An elementary school is expected to house six grades (plus pre-school in some cases), but why are we packing these grades into one building, other than tradition? The youngest grades need close chaperoning during the school day, but don’t need the dedicated space for band or theater. Older grades access many resources electronically and need teachers to prepare them for standardized tests. We shouldn’t automatically conflate the different needs of these grades and then replicate the current model to address the upcoming 2,742-seat deficit.

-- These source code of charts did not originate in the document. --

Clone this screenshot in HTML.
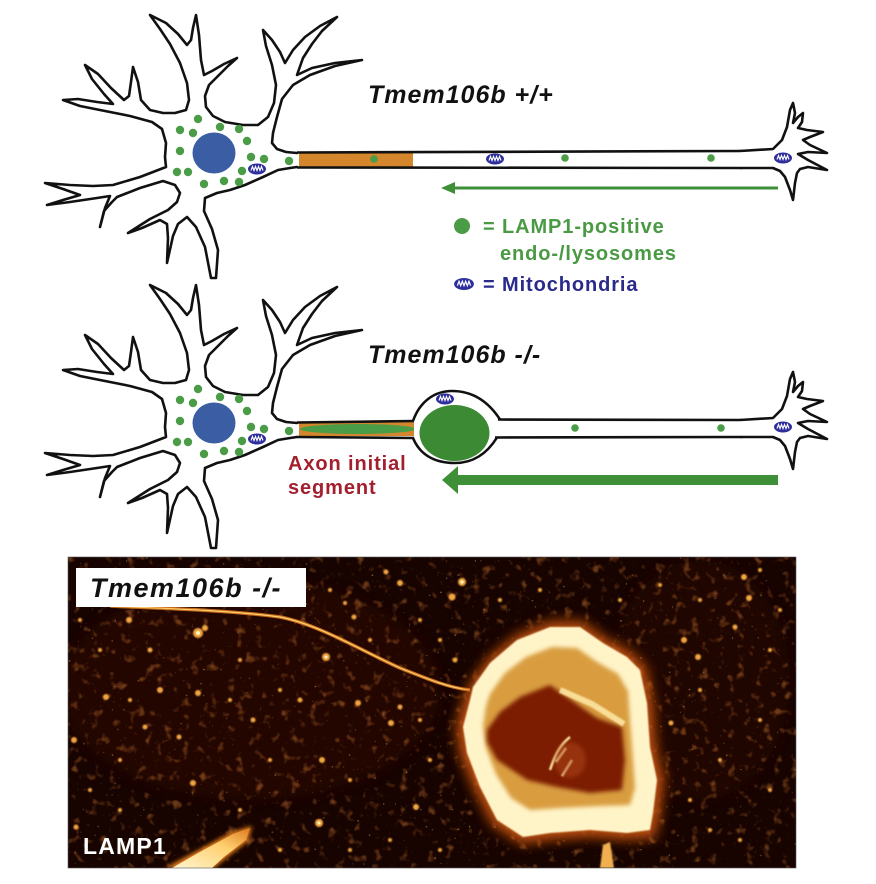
<!DOCTYPE html>
<html><head><meta charset="utf-8"><style>
html,body{margin:0;padding:0;background:#fff;}
svg{display:block;}
</style></head><body>
<svg width="876" height="884" viewBox="0 0 876 884" xmlns="http://www.w3.org/2000/svg">
<defs>
  <g id="mito"><ellipse rx="9" ry="5.5" fill="#2d2d9c"/><path d="M-6,1.5 L-4.5,-2.5 L-3,1.5 L-1.5,-2.5 L0,1.5 L1.5,-2.5 L3,1.5 L4.5,-2.5 L6,1.5" stroke="#fff" stroke-width="1.1" fill="none"/></g>
  <g id="soma">
    <path fill="#fff" stroke="#111" stroke-width="2.6" stroke-linejoin="round" stroke-linecap="round" d="M297,153 L286,152 277,149 272,143 273,133 277,117 282,99 293,85 310,75 335,66 362,60 335,63 312,68 297,75 303,58 312,44 322,31 337,17 320,26 305,37 293,50 285,63 280,52 272,40 263,30 266,46 272,65 276,85 274,103 268,117 258,125 243,125 225,122 213,116 206,107 205,96 209,85 219,75 228,66 237,58 224,64 212,71 204,75 201,60 199,35 196,15 193,28 191,40 187,45 178,34 166,23 150,15 160,29 170,44 180,63 187,83 189,100 186,110 175,113 163,113 150,110 141,100 138,82 133,67 131,82 129,96 124,100 111,88 98,74 85,65 92,79 104,94 113,104 97,102 78,99 63,100 80,106 105,111 130,116 152,122 162,129 166,143 165,157 166,167 140,177 113,185 93,186 70,185 45,183 63,189 80,195 63,200 47,205 70,202 97,198 110,196 105,208 100,227 104,211 112,202 117,197 140,188 163,181 175,185 180,193 177,202 168,210 150,219 128,233 142,228 160,220 167,224 168,238 167,263 171,245 173,236 178,224 187,217 196,227 205,247 211,278 216,278 218,250 212,229 204,211 205,198 217,193 230,190 245,185 263,177 278,170 290,168 297,167"/>
    <ellipse cx="214" cy="153" rx="21.5" ry="20.5" fill="#3a5da3"/>
    <g fill="#4b9c46">
      <circle cx="198" cy="119" r="4.2"/><circle cx="180" cy="130" r="4.2"/><circle cx="193" cy="133" r="4.2"/>
      <circle cx="220" cy="127" r="4.2"/><circle cx="239" cy="129" r="4.2"/><circle cx="247" cy="141" r="4.2"/>
      <circle cx="180" cy="151" r="4.2"/><circle cx="251" cy="157" r="4.2"/><circle cx="264" cy="159" r="4.2"/>
      <circle cx="289" cy="161" r="4.2"/><circle cx="177" cy="172" r="4.2"/><circle cx="188" cy="172" r="4.2"/>
      <circle cx="242" cy="171" r="4.2"/><circle cx="204" cy="184" r="4.2"/><circle cx="224" cy="181" r="4.2"/>
      <circle cx="239" cy="182" r="4.2"/>
    </g>
    <use href="#mito" transform="translate(257,169)"/>
  </g>
  <g id="gc">
    <path fill="#fff" stroke="#111" stroke-width="2.6" stroke-linejoin="round" d="M740,151 L773,149 782,140 787,127 790,110 793,103 795,113 793,123 798,117 803,113 802,122 798,128 807,130 823,132 810,137 803,140 810,145 827,153 808,152 798,154 808,160 827,170 808,167 800,169 797,173 795,183 793,200 790,190 785,177 780,171 773,168 L740,168"/>
    <use href="#mito" transform="translate(783,158)"/>
  </g>
  <filter id="spk" x="0" y="0" width="100%" height="100%">
    <feTurbulence type="fractalNoise" baseFrequency="0.11" numOctaves="2" seed="3"/>
    <feColorMatrix type="matrix" values="0 0 0 0 0.8  0 0 0 0 0.25  0 0 0 0 0.04  4 0 0 0 -2.35"/>
  </filter>
  <filter id="spk2" x="0" y="0" width="100%" height="100%">
    <feTurbulence type="fractalNoise" baseFrequency="0.35" numOctaves="1" seed="7"/>
    <feColorMatrix type="matrix" values="0 0 0 0 1  0 0 0 0 0.6  0 0 0 0 0.2  7 0 0 0 -5.0"/>
  </filter>
  <filter id="bl1"><feGaussianBlur stdDeviation="0.8"/></filter>
  <filter id="bl2"><feGaussianBlur stdDeviation="2"/></filter>
  <filter id="bl6" x="-20%" y="-20%" width="140%" height="140%"><feGaussianBlur stdDeviation="6"/></filter>
  <clipPath id="pc"><rect x="68" y="557" width="728" height="311"/></clipPath>
  <linearGradient id="comet" x1="0" y1="1" x2="1" y2="0">
    <stop offset="0" stop-color="#fff6d0"/><stop offset="0.6" stop-color="#ffd070"/><stop offset="1" stop-color="#e07a20"/>
  </linearGradient>
</defs>

<!-- TOP NEURON -->
<use href="#soma"/>
<rect x="299" y="153" width="114" height="14" fill="#d3862b"/>
<line x1="297" y1="152.5" x2="742" y2="151" stroke="#111" stroke-width="2.6"/>
<line x1="297" y1="167.5" x2="742" y2="168" stroke="#111" stroke-width="2.6"/>
<use href="#gc"/>
<circle cx="374" cy="159" r="3.8" fill="#4b9c46"/>
<use href="#mito" transform="translate(495,159)"/>
<circle cx="565" cy="158" r="3.8" fill="#4b9c46"/>
<circle cx="711" cy="158" r="3.8" fill="#4b9c46"/>
<line x1="452" y1="188" x2="778" y2="188" stroke="#3f8f38" stroke-width="3"/>
<polygon points="441,188 455,182 455,194" fill="#3f8f38"/>

<text x="368" y="103" font-family="Liberation Sans, Arial, sans-serif" font-size="25" font-weight="bold" font-style="italic" letter-spacing="1" fill="#111">Tmem106b +/+</text>

<!-- Legend -->
<circle cx="462" cy="226" r="8" fill="#4b9c46"/>
<text x="483" y="233" font-family="Liberation Sans, Arial, sans-serif" font-size="20" font-weight="bold" letter-spacing="0.9" fill="#4a9a44">= LAMP1-positive</text>
<text x="500" y="260" font-family="Liberation Sans, Arial, sans-serif" font-size="20" font-weight="bold" letter-spacing="0.9" fill="#4a9a44">endo-/lysosomes</text>
<use href="#mito" transform="translate(464,284) scale(1.1)"/>
<text x="483" y="291" font-family="Liberation Sans, Arial, sans-serif" font-size="20" font-weight="bold" letter-spacing="0.9" fill="#2a2a8c">= Mitochondria</text>

<!-- BOTTOM NEURON -->
<use href="#soma" transform="translate(0,270)"/>
<rect x="299" y="422" width="117" height="14" fill="#d3862b"/>
<ellipse cx="358" cy="429" rx="58" ry="5" fill="#4b9c46"/>
<line x1="297" y1="422.5" x2="414" y2="421" stroke="#111" stroke-width="2.6"/>
<line x1="297" y1="437" x2="414" y2="438" stroke="#111" stroke-width="2.6"/>
<path d="M413,421 C420,401 435,391 452,391 C472,391 488,401 500,419.5" fill="#fff" stroke="#111" stroke-width="2.6"/>
<path d="M413,438 C420,455 435,463 455,463 C475,463 488,452 497,437.5" fill="#fff" stroke="#111" stroke-width="2.6"/>
<rect x="414" y="421" width="84" height="16" fill="#fff"/>
<line x1="498" y1="419.5" x2="742" y2="420" stroke="#111" stroke-width="2.6"/>
<line x1="495" y1="437.5" x2="742" y2="437" stroke="#111" stroke-width="2.6"/>
<use href="#gc" transform="translate(0,269)"/>
<ellipse cx="454.5" cy="433" rx="35" ry="28" fill="#3c8a33"/>
<use href="#mito" transform="translate(445,399)"/>
<circle cx="575" cy="428" r="3.8" fill="#4b9c46"/>
<circle cx="721" cy="428" r="3.8" fill="#4b9c46"/>
<rect x="456" y="475" width="322" height="10" fill="#3f8f38"/>
<polygon points="442,480 458,466 458,494" fill="#3f8f38"/>

<text x="368" y="363" font-family="Liberation Sans, Arial, sans-serif" font-size="25" font-weight="bold" font-style="italic" letter-spacing="1" fill="#111">Tmem106b -/-</text>
<text x="288" y="470" font-family="Liberation Sans, Arial, sans-serif" font-size="20" font-weight="bold" letter-spacing="0.9" fill="#a31f2e">Axon initial</text>
<text x="288" y="494" font-family="Liberation Sans, Arial, sans-serif" font-size="20" font-weight="bold" letter-spacing="0.9" fill="#a31f2e">segment</text>

<!-- PHOTO -->
<g clip-path="url(#pc)">
  <rect x="68" y="557" width="728" height="311" fill="#170300"/>
  <ellipse cx="250" cy="690" rx="190" ry="110" fill="#3a0c00" opacity="0.35" filter="url(#bl6)"/>
  <ellipse cx="700" cy="680" rx="90" ry="120" fill="#300a00" opacity="0.35" filter="url(#bl6)"/>
  <rect x="68" y="557" width="728" height="311" filter="url(#spk)" opacity="0.4"/>
  <rect x="68" y="557" width="728" height="311" filter="url(#spk2)" opacity="0.55"/>
  <g fill="#f2a640" filter="url(#bl1)">
    <circle cx="462" cy="582" r="4"/><circle cx="452" cy="597" r="3.5"/><circle cx="400" cy="583" r="3"/><circle cx="386" cy="572" r="2.5"/>
    <circle cx="198" cy="633" r="5"/><circle cx="205" cy="628" r="3"/><circle cx="129" cy="620" r="3"/><circle cx="326" cy="657" r="4"/>
    <circle cx="358" cy="703" r="3"/><circle cx="322" cy="760" r="3"/><circle cx="416" cy="807" r="3"/><circle cx="319" cy="823" r="4"/>
    <circle cx="193" cy="783" r="3"/><circle cx="145" cy="727" r="2.5"/><circle cx="74" cy="740" r="3"/><circle cx="106" cy="697" r="3"/>
    <circle cx="744" cy="577" r="3"/><circle cx="749" cy="598" r="3"/><circle cx="684" cy="640" r="3"/><circle cx="698" cy="657" r="3"/>
    <circle cx="671" cy="723" r="2.5"/><circle cx="735" cy="627" r="2.5"/><circle cx="354" cy="617" r="2.5"/><circle cx="345" cy="603" r="2"/>
    <circle cx="455" cy="660" r="2.5"/><circle cx="198" cy="693" r="3"/><circle cx="179" cy="737" r="2.5"/><circle cx="253" cy="720" r="2.5"/>
    <circle cx="391" cy="723" r="3"/><circle cx="400" cy="707" r="2.5"/><circle cx="76" cy="827" r="2.5"/><circle cx="606" cy="852" r="3"/>
    <circle cx="130" cy="700" r="2"/><circle cx="160" cy="690" r="3"/><circle cx="230" cy="700" r="2"/><circle cx="270" cy="760" r="2"/>
    <circle cx="300" cy="700" r="2.5"/><circle cx="350" cy="780" r="2"/><circle cx="390" cy="840" r="2"/><circle cx="430" cy="760" r="2"/>
    <circle cx="700" cy="690" r="2"/><circle cx="720" cy="760" r="2"/><circle cx="760" cy="720" r="2"/><circle cx="690" cy="800" r="2"/>
    <circle cx="770" cy="650" r="2"/><circle cx="740" cy="840" r="2"/><circle cx="80" cy="620" r="2"/><circle cx="100" cy="650" r="2"/>
    <circle cx="150" cy="650" r="2.5"/><circle cx="240" cy="660" r="2"/><circle cx="280" cy="690" r="2"/><circle cx="420" cy="620" r="2"/>
    <circle cx="440" cy="640" r="2"/><circle cx="500" cy="600" r="2"/><circle cx="540" cy="590" r="2"/><circle cx="620" cy="600" r="2"/>
    <circle cx="660" cy="585" r="2"/><circle cx="700" cy="600" r="2"/><circle cx="760" cy="570" r="2"/><circle cx="780" cy="610" r="2"/>
    <circle cx="770" cy="790" r="2"/><circle cx="710" cy="830" r="2"/><circle cx="90" cy="790" r="2"/><circle cx="120" cy="810" r="2"/>
    <circle cx="240" cy="810" r="2"/><circle cx="280" cy="850" r="2"/><circle cx="350" cy="850" r="2"/><circle cx="440" cy="850" r="2"/>
    <circle cx="420" cy="720" r="2"/><circle cx="120" cy="760" r="2"/><circle cx="330" cy="590" r="2"/><circle cx="370" cy="640" r="2"/>
  </g>
  <g fill="#fff3c0">
    <circle cx="462" cy="582" r="1.6"/><circle cx="198" cy="633" r="2"/><circle cx="326" cy="657" r="1.5"/><circle cx="319" cy="823" r="1.5"/>
  </g>
  <!-- filament -->
  <path d="M110,606 C150,608 230,610 280,617 C320,625 360,650 400,668 C430,680 450,688 470,690" fill="none" stroke="#d9781e" stroke-width="3.5" opacity="0.9"/>
  <path d="M110,606 C150,608 230,610 280,617 C320,625 360,650 400,668 C430,680 450,688 470,690" fill="none" stroke="#ffd070" stroke-width="1.2"/>
  <!-- comet -->
  <polygon points="165,868 195,852 232,832 252,826 248,841 226,858 214,868" fill="#e8801f" filter="url(#bl2)"/>
  <polygon points="172,868 198,853 233,834 250,828 246,840 224,857 212,868" fill="url(#comet)"/>
  <!-- cell glow -->
  <polygon points="470,684 488,658 516,635 550,621 582,621 606,638 631,652 646,667 653,703 656,747 664,780 660,815 655,838 627,840 590,837 550,840 521,844 492,825 474,790 460,755 456,727 464,698" fill="#d0560f" filter="url(#bl6)" opacity="0.9"/>
  <!-- ring -->
  <polygon points="473,687 490,663 517,640 550,627 580,627 603,643 627,657 640,670 647,703 650,747 657,780 653,813 650,830 627,833 590,830 550,833 523,837 497,820 480,787 467,753 463,727 470,700" fill="#fff4c8" filter="url(#bl1)"/>
  <!-- inner gold -->
  <polygon points="490,694 505,673 526,657 552,647 577,648 597,662 618,674 628,691 630,720 633,760 635,788 630,805 600,806 560,808 530,810 511,798 496,774 486,748 483,726 486,706" fill="#d99d40" filter="url(#bl2)"/>
  <!-- dark center -->
  <polygon points="487,730 500,712 520,697 550,685 567,697 597,718 622,727 625,760 622,790 590,793 557,787 527,780 497,760 487,742" fill="#7c1d06" filter="url(#bl2)"/>
  <path d="M560,690 L592,704 L624,724" fill="none" stroke="#ffeaa8" stroke-width="6" opacity="0.85" filter="url(#bl1)"/>
  <path d="M550,770 C555,755 560,745 570,737 M556,762 L566,748 M562,776 L572,760" fill="none" stroke="#ffe6a0" stroke-width="2.5" filter="url(#bl1)"/>
  <ellipse cx="570" cy="760" rx="16" ry="18" fill="#b0481a" opacity="0.5" filter="url(#bl2)"/>
  <!-- bright bits below cell -->
  <polygon points="600,868 603,845 610,842 614,868" fill="#f0b050" filter="url(#bl1)"/>
</g>
<rect x="68" y="557" width="728" height="311" fill="none" stroke="#555" stroke-width="0.6"/>
<rect x="76" y="568" width="230" height="39" fill="#fff"/>
<text x="90" y="597" font-family="Liberation Sans, Arial, sans-serif" font-size="27" font-weight="bold" font-style="italic" letter-spacing="1.5" fill="#111">Tmem106b -/-</text>
<text x="83" y="854" font-family="Liberation Sans, Arial, sans-serif" font-size="23" font-weight="bold" letter-spacing="1.2" fill="#fff">LAMP1</text>
</svg>
</body></html>
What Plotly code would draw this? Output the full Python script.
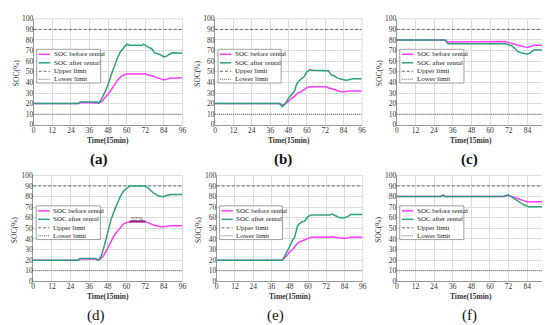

Imagine instead if elementary school was sub-divided, with K-2 incubated at new, smaller scale schools, embedded in residential neighborhoods. Bus traffic might be minimal if the entire boundary had a walkable radius. Physical space could focus on social development and emotional wellness. APS might have better luck with acquiring contiguous residential parcels, rather than competing to find 6-acre lots or upgrading commercial space. Meanwhile, existing elementary schools could be repurposed to hold grades 3-5, or add grade 6, or converted to a middle school as needs dictate.
Of course, building smaller K-2 schools would require a re-think of assumptions for meal preparation, libraries, administrative staffing costs, and after-school activities. Given the shortage of land for building new elementary schools, however, planners should put all options on the table for consideration.
And Arlington wouldn’t be a trailblazer if we subdivided our elementary schools. Five years ago, Fairfax split Bailey’s Elementary School into two campuses, grades K-2 and 3-5. The location for the older kids had challenges — it lacked a playground and is located in a renovated commercial space. Still, we could draw lessons from their experience and emulate what works. Arlington must be nimble–and perhaps think smaller–to address our upcoming elementary school needs.
Claire Noakes serves on Arlington’s Joint Facilities Advisory Commission (JFAC). Her own elementary school experience involved lengthy bus rides, portables (as relocatables were called), and nacho cheese on everything, so things could be worse.